Shirley compared that with the Founding Fathers, who also were distrusting and soured on the media of their day.

“In the 1770’s the framers and the founders hated the pamphleteers and the newspapers of the era. They despised them,” Shirley noted,

However, the founders saw value in the media’s alliance with and representation of the American people against government. That dynamic, he said, has recently changed.

“Only recently have we seen the government, the press, ally with the government against the people," he noted. "They no longer are an ally of the American people. They're an ally of government. And of course, you have two power centers: the press and the government allied against the American people.” 

He predicts that the result of this phenomenon nearly 250 years after our founding is that traditional media will be eliminated and new media will move in on their market share.

“Because of that, a void has been created, and so you've seen the growth of alternative media…what I’m telling you is that we will see in the next four or five years, the collapse of the Washington Post, the collapse of CNN, the collapse of maybe another network,” Shirley warned. 

Traditional news media has had a tough time coping with Trump’s barrage of actions from the Oval Office and are worried there’s no one to stop him. 

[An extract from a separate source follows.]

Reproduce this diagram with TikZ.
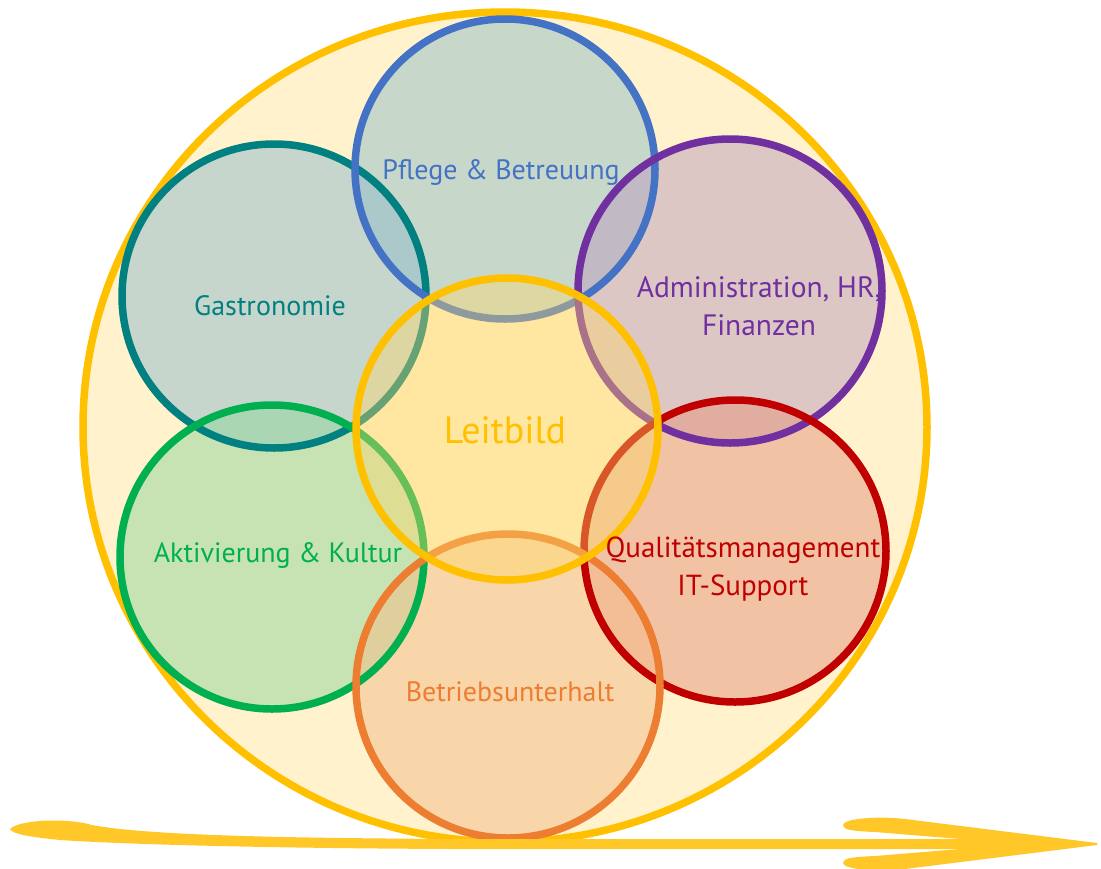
\documentclass[tikz,border=0pt]{standalone}
\usepackage{fontspec}
\setmainfont{PT Sans}
\definecolor{bigY}{RGB}{255,192,0}
\definecolor{bigF}{RGB}{255,242,204}
\definecolor{arrowC}{RGB}{255,200,40}
\definecolor{cBlue}{RGB}{68,114,196}
\definecolor{fBlue}{RGB}{145,190,202}
\definecolor{cTeal}{RGB}{0,128,128}
\definecolor{fTeal}{RGB}{145,188,206}
\definecolor{cPurple}{RGB}{112,48,160}
\definecolor{fPurple}{RGB}{189,158,192}
\definecolor{cGreen}{RGB}{0,176,80}
\definecolor{fGreen}{RGB}{145,214,156}
\definecolor{cRed}{RGB}{192,0,0}
\definecolor{fRed}{RGB}{229,148,126}
\definecolor{cOrange}{RGB}{237,125,49}
\definecolor{fOrange}{RGB}{245,188,136}
\definecolor{fYellow}{RGB}{255,215,100}
\tikzset{
  ring/.style={line width=7.5pt},
  areafill/.style={fill opacity=0.5},
  lbl/.style={font=\fontsize{28}{38}\selectfont, align=center, inner sep=0pt},
}
\begin{document}
\begin{tikzpicture}[x=1pt,y=-1pt]
\useasboundingbox (0,0) rectangle (1101,868);
% centres
\coordinate (cBig) at (505,427);
\coordinate (cP) at (505,169);
\coordinate (cG) at (274,296);
\coordinate (cA) at (730,291);
\coordinate (cK) at (272,557);
\coordinate (cQ) at (735,551);
\coordinate (cB) at (508,686);
\coordinate (cL) at (507,429);
% big circle
\draw[ring, draw=bigY, fill=bigF] (cBig) ellipse [x radius=422pt, y radius=415pt];
% fills of the outer circles
\fill[areafill, fill=fTeal] (cG) circle[radius=152pt];
\fill[areafill, fill=fBlue] (cP) circle[radius=150pt];
\fill[areafill, fill=fPurple] (cA) circle[radius=152pt];
\fill[areafill, fill=fGreen] (cK) circle[radius=152pt];
\fill[areafill, fill=fRed] (cQ) circle[radius=151pt];
\fill[areafill, fill=fOrange] (cB) circle[radius=152pt];
% strokes of the outer circles
\draw[ring, cTeal] (cG) circle[radius=152pt];
\draw[ring, cBlue] (cP) circle[radius=150pt];
\draw[ring, cPurple] (cA) circle[radius=152pt];
\draw[ring, cGreen] (cK) circle[radius=152pt];
\draw[ring, cRed] (cQ) circle[radius=151pt];
\draw[ring, cOrange] (cB) circle[radius=152pt];
% centre circle
\fill[fill=fYellow, fill opacity=0.4] (cL) circle[radius=151pt];
\draw[ring, bigY] (cL) circle[radius=151pt];
% labels
\node[lbl, text=cBlue] (tP) at (501,172) {Pflege \& Betreuung};
\node[lbl, text=cTeal] (tG) at (270,306) {Gastronomie};
\node[lbl, text=cPurple, font=\fontsize{29.5}{38}\selectfont] (tA) at (759,306) {Administration, HR,\\Finanzen};
\node[lbl, text=cGreen] (tK) at (278,555) {Aktivierung \& Kultur};
\node[lbl, text=cRed, font=\fontsize{29}{38}\selectfont] (tQ) at (743,569) {Qualitätsmanagement\\IT-Support};
\node[lbl, text=cOrange] (tB) at (510,692) {Betriebsunterhalt};
\node[lbl, text=bigY, font=\fontsize{38}{40}\selectfont] (tL) at (505,430) {Leitbild};
% bottom arrow
\fill[arrowC] (10,829) .. controls (20,819) and (70,818) .. (92,825)
  .. controls (150,836) and (300,838) .. (450,839) -- (1060,839) -- (1097,844)
  -- (1060,849) -- (450,849) .. controls (250,848) and (120,844) .. (60,840)
  .. controls (30,837) and (12,834) .. (10,829) -- cycle;
\fill[arrowC] (843,825) .. controls (844,818) and (880,816) .. (905,819)
  -- (1097,843) -- (1097,845) -- (960,839) -- (875,832)
  .. controls (852,831) and (843,830) .. (843,825) -- cycle;
\fill[arrowC] (843,863) .. controls (844,870) and (880,872) .. (905,869)
  -- (1097,845) -- (1097,843) -- (960,849) -- (875,856)
  .. controls (852,857) and (843,858) .. (843,863) -- cycle;
\end{tikzpicture}
\end{document}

On the Politics War Room podcast, veteran democrat consultant James Carville mocked liberal talking heads who after their election loss in November, expressed optimism that there would be road blocks along the way.

Carville teared into them saying, “they didn't come, they're not there, OK? Let's just get over it. They're not coming. The cavalry is not coming, the courts are not coming, nothing.” 

It’s not just the media that has lost its way.

According to Shirley, historians no longer adhere to the core values of chronicling events honestly through a neutral prism.

“You know that there are liberal historians. Some of them used to be friends of mine, but they really turned south over the first election of Donald Trump, and they really, let's face it, they lost their minds," he said.

"There's no talking to them. So the conservative historians, the common sense historians, are few and far between, but they [liberals] still control a lot of the institutions of universities and presidential libraries, things like that. So conservative historians are kind of shut out," he added. 

Ultimately, regardless of the political slant of the historian, they will all agree that he was a change-maker, according to Shirley.

“I think history has to say Donald Trump was a consequential president.," he said Even the liberal historians have to be say that, whether or not they'll say he was good president is another thing. Now I'm going to say he was good president because he challenged the establishment, because he challenged the existing order, because he challenged the intelligentsia.”